Read on to find out answers to some commonly asked questions such as:
- What’s causing my reflux?
- Is there a difference between heartburn and reflux?
- How can I treat it?
What is Acid Reflux?
Acid reflux refers to the reverse passage of stomach acid into the throat or food pipe which causes an unpleasant sensation known as heartburn. The opening of your stomach is controlled by your sphincter muscle which is a ring of muscle but also acts as a valve which opens to allow food through into the stomach. If the muscle becomes relaxed, the valve will not close fully, allowing acidic gastric contents to travel back up. You may hear acid reflux and heartburn used interchangeably, however, heartburn just refers to the symptomatic burning discomfort experienced by those with acid reflux.
Frequent and persistent acid reflux is referred to as GORD – Gastro-Oesophageal Reflux Disease. GORD is fairly common in the UK, with around one in ten people experiencing it. The long term effects of GORD include damage to the oesophagal lining, so it’s important that you speak to your local pharmacist or GP about ways to manage your reflux.
What are the Main Symptoms of Acid Reflux?
The most commonly experienced symptoms of acid reflux are heartburn and an unpleasant acidic taste at the back of the throat. These symptoms are usually worse straight after a meal or when lying down. Other symptoms also include:
- Urge to burp
- Difficulty swallowing
- Pressure in the chest area
- Bad breath
How Do I Combat Acid Reflux?
Most people will experience some degree of acid reflux at some point in their lives, particularly at times of over-indulgence. However, persistent episodes can be managed in the following ways:
(1) Diet: Certain foods exacerbate reflux wither by relaxing the sphincter muscle, or by increasing stomach acid. Greasy, fried foods, fatty cuts of meat and processed foods can relax the sphincter. Caffeine, alcohol and spicy food can cause excess acid production, increasing your risk of reflux.
(2) Weight: Carrying excess weight places much more pressure on your stomach, increasing the risk of the valve to the stomach staying open or opening more easily, therefore letting acid back up.
(3) Routine: Those who sleep within 3 hours of a meal or snack before bed are at higher risk of reflux, or find their symptoms magnified. It’s important that your routine centres around light walking after meals and leaving reasonable gaps between meals and naps or bedtime.

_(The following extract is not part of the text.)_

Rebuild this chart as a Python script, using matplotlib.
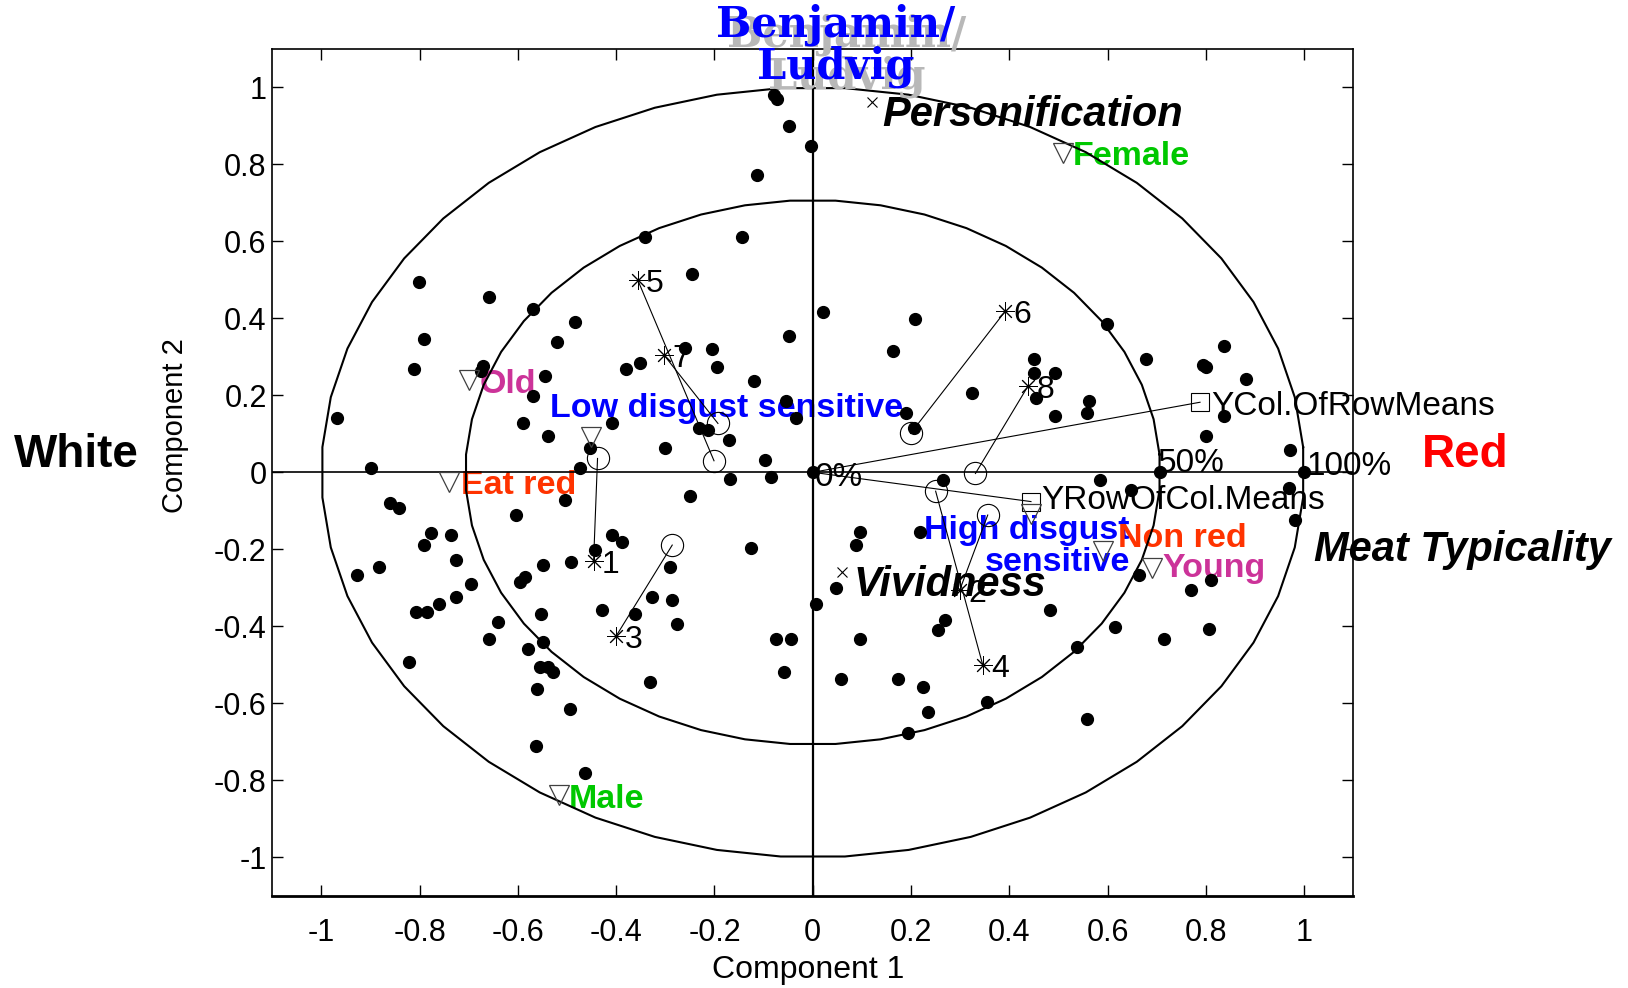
import numpy as np
import matplotlib
matplotlib.use("Agg")
import matplotlib.pyplot as plt
import matplotlib.transforms as mtransforms
from matplotlib import font_manager

# observation scores (black dots)
dot_x = [-0.802, -0.659, -0.569, -0.483, -0.520, -0.792, -0.811, -0.671, -0.676, -0.544,
         -0.569, -0.381, -0.968, -0.590, -0.539, -0.408, -0.453, -0.898, -0.473,
         -0.078, -0.073, -0.049, -0.003, -0.114, -0.342, -0.145, -0.245, 0.021, 0.209,
         -0.049, 0.164, -0.261, -0.205, -0.195, -0.352, -0.119, 0.325, -0.054, -0.034,
         0.189, 0.205, -0.232, -0.213, -0.170, -0.301, -0.098, 0.0,
         0.599, 0.836, 0.679, 0.451, 0.795, 0.801, 0.882, 0.451, 0.492, 0.455, 0.562,
         0.558, 0.492, 0.836, 0.801, 0.972, 0.706, 1.0,
         -0.860, -0.843, -0.776, -0.792, -0.737, -0.727, -0.883, -0.927, -0.696, -0.808,
         -0.786, -0.761, -0.727, -0.822, -0.640, -0.659, -0.604, -0.504, -0.595, -0.585,
         -0.549, -0.493, -0.443, -0.408, -0.388, -0.428, -0.554, -0.549, -0.579, -0.556,
         -0.539, -0.529, -0.561, -0.495, -0.564, -0.463,
         -0.169, -0.084, -0.250, -0.125, -0.291, -0.327, -0.286, -0.276, -0.362, -0.332,
         -0.074, -0.044, -0.059, 0.006, 0.097, 0.087, 0.047, 0.219, 0.265, 0.097, 0.058,
         0.173, 0.224, 0.234, 0.194, 0.270, 0.255, 0.355,
         0.584, 0.648, 0.970, 0.982, 0.664, 0.770, 0.811, 0.483, 0.614, 0.715, 0.806,
         0.538, 0.558]
dot_y = [0.494, 0.456, 0.424, 0.391, 0.339, 0.345, 0.268, 0.276, 0.264, 0.250,
         0.198, 0.268, 0.140, 0.127, 0.094, 0.127, 0.062, 0.012, 0.012,
         0.980, 0.970, 0.900, 0.848, 0.771, 0.610, 0.610, 0.514, 0.416, 0.397,
         0.354, 0.314, 0.322, 0.320, 0.274, 0.283, 0.236, 0.205, 0.186, 0.140,
         0.155, 0.114, 0.114, 0.110, 0.084, 0.064, 0.032, 0.0,
         0.385, 0.328, 0.294, 0.294, 0.279, 0.273, 0.242, 0.257, 0.257, 0.192, 0.185,
         0.153, 0.146, 0.146, 0.094, 0.058, 0.0, 0.0,
         -0.079, -0.092, -0.157, -0.189, -0.163, -0.228, -0.247, -0.267, -0.291, -0.362,
         -0.362, -0.343, -0.324, -0.492, -0.388, -0.433, -0.111, -0.072, -0.286, -0.273,
         -0.241, -0.234, -0.202, -0.163, -0.182, -0.358, -0.369, -0.440, -0.459, -0.505,
         -0.505, -0.518, -0.563, -0.615, -0.711, -0.782,
         -0.017, -0.011, -0.061, -0.196, -0.247, -0.325, -0.332, -0.395, -0.369, -0.544,
         -0.434, -0.434, -0.518, -0.343, -0.156, -0.189, -0.300, -0.156, -0.020, -0.433, -0.537,
         -0.537, -0.557, -0.622, -0.678, -0.384, -0.410, -0.596,
         -0.020, -0.046, -0.040, -0.124, -0.267, -0.306, -0.280, -0.358, -0.403, -0.434, -0.408,
         -0.455, -0.641]

# products (stars) and their predicted positions (rings)
prod_labels = ["1", "2", "3", "4", "5", "6", "7", "8"]
prod_x = [-0.446, 0.299, -0.400, 0.346, -0.356, 0.392, -0.303, 0.438]
prod_y = [-0.230, -0.306, -0.425, -0.501, 0.499, 0.419, 0.305, 0.224]
ring_x = [-0.438, 0.356, -0.286, 0.250, -0.201, 0.199, -0.193, 0.331]
ring_y = [0.036, -0.111, -0.189, -0.049, 0.030, 0.101, 0.127, -0.003]

# mean vectors (squares)
mean_labels = ["YCol.OfRowMeans", "YRowOfCol.Means"]
mean_x = [0.788, 0.444]
mean_y = [0.182, -0.076]

# design variables (triangles)
design_labels = ["Old", "Low disgust sensitive", "Eat red", "Male", "Female",
                 "High disgust\nsensitive", "Non red", "Young"]
design_x = [-0.700, -0.451, -0.740, -0.517, 0.509, 0.445, 0.590, 0.691]
design_y = [0.240, 0.092, -0.024, -0.838, 0.829, -0.107, -0.204, -0.248]
design_colors = ["#CC3399", "#0000FF", "#FF3300", "#00C800", "#00C800",
                 "#0000FF", "#FF3300", "#CC3399"]
design_text_x = [-0.678, -0.534, -0.716, -0.496, 0.529, 0.645, 0.622, 0.712]
design_text_y = [0.229, 0.167, -0.033, -0.850, 0.819, -0.192, -0.171, -0.251]

# sensory attributes (x marks)
attr_x = [0.120, 0.060]
attr_y = [0.961, -0.258]

names = {f.name for f in font_manager.fontManager.ttflist}
narrow = "Liberation Sans Narrow" if "Liberation Sans Narrow" in names else None
plt.rcParams['font.family'] = ['Liberation Sans', 'DejaVu Sans']

fig = plt.figure(figsize=(16.28, 9.88), dpi=100)
ax = fig.add_axes([0.1672, 0.0933, 0.6641, 0.8573])
ax.set_xlim(-1.1, 1.1)
ax.set_ylim(-1.1, 1.1)

# explained variance circles (50% and 100%)
t = np.linspace(0, 2 * np.pi, 49) + np.pi / 48
for r in [1.0, np.sqrt(0.5)]:
    ax.plot(r * np.cos(t), r * np.sin(t), color='k', lw=1.5, zorder=2)

ax.axhline(0, color='k', lw=1.2, zorder=2)
ax.axvline(0, color='k', lw=1.6, zorder=2)

for mx, my in zip(mean_x, mean_y):
    ax.plot([0, mx], [0, my], color='k', lw=0.8, zorder=2)
for px, py, rx, ry in zip(prod_x, prod_y, ring_x, ring_y):
    ax.plot([px, rx], [py, ry], color='k', lw=0.8, zorder=2)

ax.plot(dot_x, dot_y, 'o', color='k', ms=8.5, ls='none', zorder=4)
ax.plot(prod_x, prod_y, ls='none', marker=(8, 2, 0), ms=13, mec='k', mew=0.7, zorder=4)
ax.plot(ring_x, ring_y, 'o', mfc='none', mec='k', ms=16, mew=0.8, ls='none', zorder=4)
ax.plot(mean_x, mean_y, 's', mfc='none', mec='k', ms=13, mew=0.8, ls='none', zorder=4)
ax.plot(design_x, design_y, 'v', mfc='none', mec='#404040', ms=15, mew=0.9, ls='none', zorder=4)
ax.plot(attr_x, attr_y, 'x', color='k', ms=7, mew=0.8, ls='none', zorder=4)

for lab, px, py in zip(prod_labels, prod_x, prod_y):
    ax.annotate(lab, (px, py), xytext=(6, -3), textcoords='offset points',
                fontsize=23, va='center', ha='left', zorder=1)

ax.text(0.81, 0.17, mean_labels[0], fontsize=24, va='center', ha='left', zorder=1)
ax.text(0.465, -0.073, mean_labels[1], fontsize=24, va='center', ha='left', zorder=1)
ax.text(0.004, -0.014, "0%", fontsize=24, va='center', ha='left', zorder=1)
ax.text(0.702, 0.022, "50%", fontsize=24, va='center', ha='left', zorder=1)
ax.text(1.004, 0.016, "100%", fontsize=24, va='center', ha='left', zorder=1, clip_on=False)

for lab, tx, ty, c in zip(design_labels, design_text_x, design_text_y, design_colors):
    ha = 'right' if '\n' in lab else 'left'
    ax.text(tx, ty, lab, color=c, fontsize=24.5, fontweight='bold', va='center', ha=ha,
            multialignment='right', linespacing=1.05, zorder=1)

bi = dict(fontsize=30, fontweight='bold', fontstyle='italic', va='center', ha='left', zorder=1)
ax.text(0.142, 0.927, "Personification", **bi)
ax.text(0.083, -0.292, "Vividness", **bi)
ax.text(1.019, -0.203, "Meat Typicality", clip_on=False, **bi)

ax.text(1.327, 0.045, "Red", color='#FF0000', fontsize=33, fontweight='bold',
        ha='center', va='center', clip_on=False)
ax.text(-1.499, 0.045, "White", color='k', fontsize=33, fontweight='bold',
        ha='center', va='center', clip_on=False)

shadow = mtransforms.offset_copy(ax.transData, fig=fig, x=8, y=-7, units='points')
for tr, col in [(shadow, '#B8B8B8'), (ax.transData, '#0000FF')]:
    ax.text(0.047, 1.108, "Benjamin/\nLudvig", transform=tr, color=col, fontsize=30,
            fontweight='bold', family='DejaVu Serif', ha='center', va='center',
            linespacing=0.98, clip_on=False)

ticks = [-1, -0.8, -0.6, -0.4, -0.2, 0, 0.2, 0.4, 0.6, 0.8, 1]
tick_labels = ["-1", "-0.8", "-0.6", "-0.4", "-0.2", "0", "0.2", "0.4", "0.6", "0.8", "1"]
ax.set_xticks(ticks)
ax.set_yticks(ticks)
ax.set_xticklabels(tick_labels)
ax.set_yticklabels(tick_labels)
ax.tick_params(direction='in', length=8, width=1, top=True, right=True)
ax.tick_params(axis='y', labelsize=22, pad=4)
ax.tick_params(axis='x', labelsize=24 if narrow else 22, pad=16)
if narrow:
    for lbl in ax.get_xticklabels():
        lbl.set_family(narrow)
for s in ax.spines.values():
    s.set_linewidth(1.2)
ax.spines['bottom'].set_linewidth(2)

ax.set_xlabel("Component 1", fontsize=27 if narrow else 23, family=narrow or 'Liberation Sans')
ax.xaxis.set_label_coords(0.4956, -0.070)
ax.set_ylabel("Component 2", fontsize=21)
ax.yaxis.set_label_coords(-0.077, 0.555)

fig.savefig("out.png", dpi=100)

(4) Lifestyle: Those with a healthy lifestyle find their symptoms greatly reduced. Smokers have a higher incidence of reflux, as well as those who drink alcohol regularly so cutting down on these habits is key. Stress is also a major factor which can contribute to reflux, so try to find some time to wind down and de-stress if you feel this may be the case.
(5) Anatomy: Whilst this isn’t something you can change, something known as a hiatus hernia can cause reflux as the stomach is pushed up high into the ribcage. It’s important that if you suspect this, you see your GP immediately in order to be referred to the relevant specialist.
What Treatment Options are Available for Acid Reflux?
If you’ve tried the above-mentioned self-help measures to manage your reflux and find there is little improvement to your symptoms or if your reflux is severe and impacting your life, you may need prescription treatments. Consult your pharmacist or GP before use if pregnant or breastfeeding.